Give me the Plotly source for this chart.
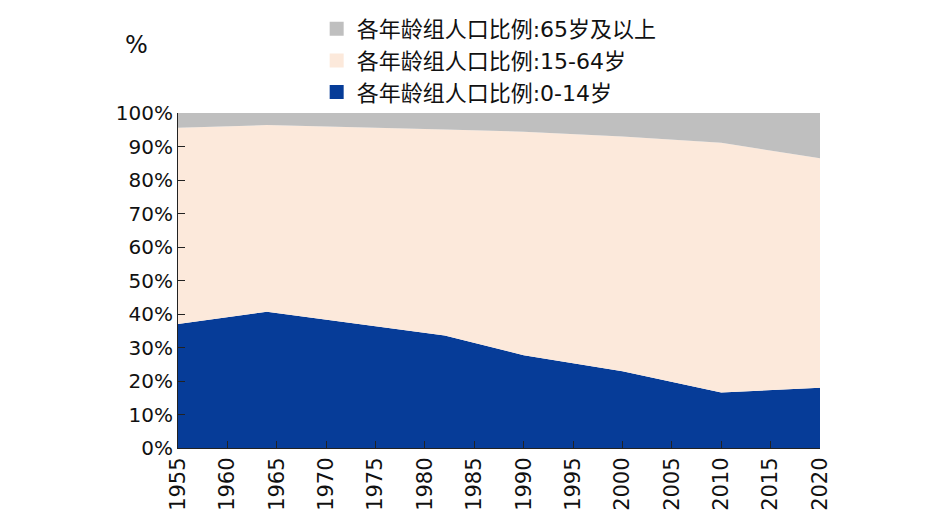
import plotly.graph_objects as go

years = [1955, 1964, 1982, 1990, 2000, 2010, 2020]
share_0_14 = [37.0, 40.7, 33.6, 27.7, 22.9, 16.6, 17.95]
share_15_64 = [58.6, 55.7, 61.5, 66.7, 70.1, 74.5, 68.55]
share_65 = [4.4, 3.6, 4.9, 5.6, 7.0, 8.9, 13.5]

names = ["各年龄组人口比例:0-14岁", "各年龄组人口比例:15-64岁", "各年龄组人口比例:65岁及以上"]
colors = ["#063C98", "#FCE9DB", "#BFBFBF"]

fig = go.Figure()
for name, vals, c in zip(names, [share_0_14, share_15_64, share_65], colors):
    fig.add_trace(
        go.Scatter(
            x=years,
            y=[v / 100 for v in vals],
            name=name,
            mode="lines",
            stackgroup="one",
            line=dict(width=0, color=c),
            fillcolor=c,
            showlegend=False,
        )
    )

# legend entries with square markers
for name, c in zip(names, colors):
    fig.add_trace(
        go.Scatter(
            x=[None],
            y=[None],
            name=name,
            mode="markers",
            marker=dict(symbol="square", size=14, color=c),
        )
    )

font_family = "DejaVu Sans, Noto Sans CJK SC"

fig.update_layout(
    width=925,
    height=531,
    plot_bgcolor="white",
    paper_bgcolor="white",
    margin=dict(l=170, r=113, t=105, b=91),
    font=dict(family=font_family, size=20, color="#111111"),
    legend=dict(
        traceorder="reversed",
        x=0.216,
        y=1.0,
        xanchor="left",
        yanchor="top",
        yref="container",
        font=dict(size=22, color="#111111"),
        bgcolor="rgba(0,0,0,0)",
    ),
    annotations=[
        dict(
            text="%",
            x=-0.064,
            y=1.203,
            xref="paper",
            yref="paper",
            xanchor="center",
            yanchor="middle",
            showarrow=False,
            font=dict(size=24),
        )
    ],
)

fig.update_xaxes(
    range=[1955, 2020],
    tickvals=list(range(1955, 2021, 5)),
    tickangle=-90,
    ticks="inside",
    ticklen=7,
    tickcolor="#222222",
    showline=True,
    linecolor="#222222",
    linewidth=1,
    showgrid=False,
    zeroline=False,
    automargin=False,
    tickfont=dict(size=21),
)
fig.update_yaxes(
    range=[0, 1],
    dtick=0.1,
    tickformat=".0%",
    ticks="inside",
    ticklen=7,
    tickcolor="#222222",
    showline=True,
    linecolor="#222222",
    linewidth=1,
    showgrid=False,
    zeroline=False,
    automargin=False,
    tickfont=dict(size=20),
)

fig.write_html("out.html")
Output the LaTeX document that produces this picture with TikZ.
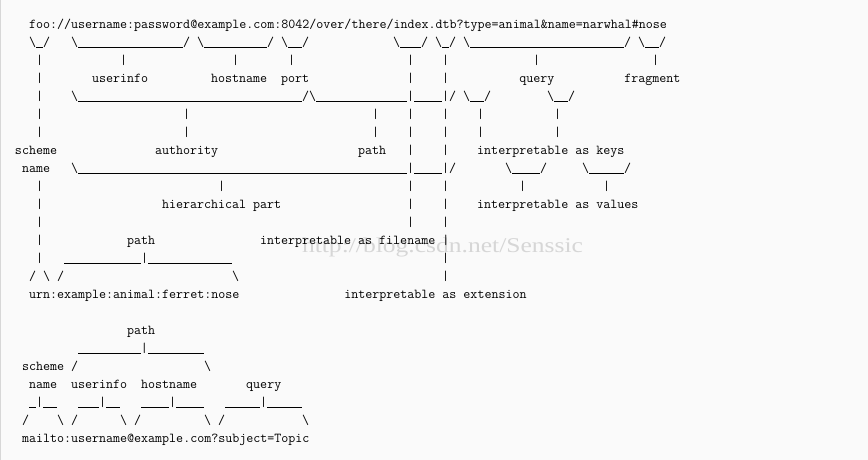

EXERCISE TASK>
Leave the pictures out and output the rest of the listing exactly.

WRITTEN ANSWER>
Give me the Plotly source for this chart.
import plotly.graph_objects as go

years = [1955, 1964, 1982, 1990, 2000, 2010, 2020]
share_0_14 = [37.0, 40.7, 33.6, 27.7, 22.9, 16.6, 17.95]
share_15_64 = [58.6, 55.7, 61.5, 66.7, 70.1, 74.5, 68.55]
share_65 = [4.4, 3.6, 4.9, 5.6, 7.0, 8.9, 13.5]

names = ["各年龄组人口比例:0-14岁", "各年龄组人口比例:15-64岁", "各年龄组人口比例:65岁及以上"]
colors = ["#063C98", "#FCE9DB", "#BFBFBF"]

fig = go.Figure()
for name, vals, c in zip(names, [share_0_14, share_15_64, share_65], colors):
    fig.add_trace(
        go.Scatter(
            x=years,
            y=[v / 100 for v in vals],
            name=name,
            mode="lines",
            stackgroup="one",
            line=dict(width=0, color=c),
            fillcolor=c,
            showlegend=False,
        )
    )

# legend entries with square markers
for name, c in zip(names, colors):
    fig.add_trace(
        go.Scatter(
            x=[None],
            y=[None],
            name=name,
            mode="markers",
            marker=dict(symbol="square", size=14, color=c),
        )
    )

font_family = "DejaVu Sans, Noto Sans CJK SC"

fig.update_layout(
    width=925,
    height=531,
    plot_bgcolor="white",
    paper_bgcolor="white",
    margin=dict(l=170, r=113, t=105, b=91),
    font=dict(family=font_family, size=20, color="#111111"),
    legend=dict(
        traceorder="reversed",
        x=0.216,
        y=1.0,
        xanchor="left",
        yanchor="top",
        yref="container",
        font=dict(size=22, color="#111111"),
        bgcolor="rgba(0,0,0,0)",
    ),
    annotations=[
        dict(
            text="%",
            x=-0.064,
            y=1.203,
            xref="paper",
            yref="paper",
            xanchor="center",
            yanchor="middle",
            showarrow=False,
            font=dict(size=24),
        )
    ],
)

fig.update_xaxes(
    range=[1955, 2020],
    tickvals=list(range(1955, 2021, 5)),
    tickangle=-90,
    ticks="inside",
    ticklen=7,
    tickcolor="#222222",
    showline=True,
    linecolor="#222222",
    linewidth=1,
    showgrid=False,
    zeroline=False,
    automargin=False,
    tickfont=dict(size=21),
)
fig.update_yaxes(
    range=[0, 1],
    dtick=0.1,
    tickformat=".0%",
    ticks="inside",
    ticklen=7,
    tickcolor="#222222",
    showline=True,
    linecolor="#222222",
    linewidth=1,
    showgrid=False,
    zeroline=False,
    automargin=False,
    tickfont=dict(size=20),
)

fig.write_html("out.html")
Output the LaTeX document that produces this picture with TikZ.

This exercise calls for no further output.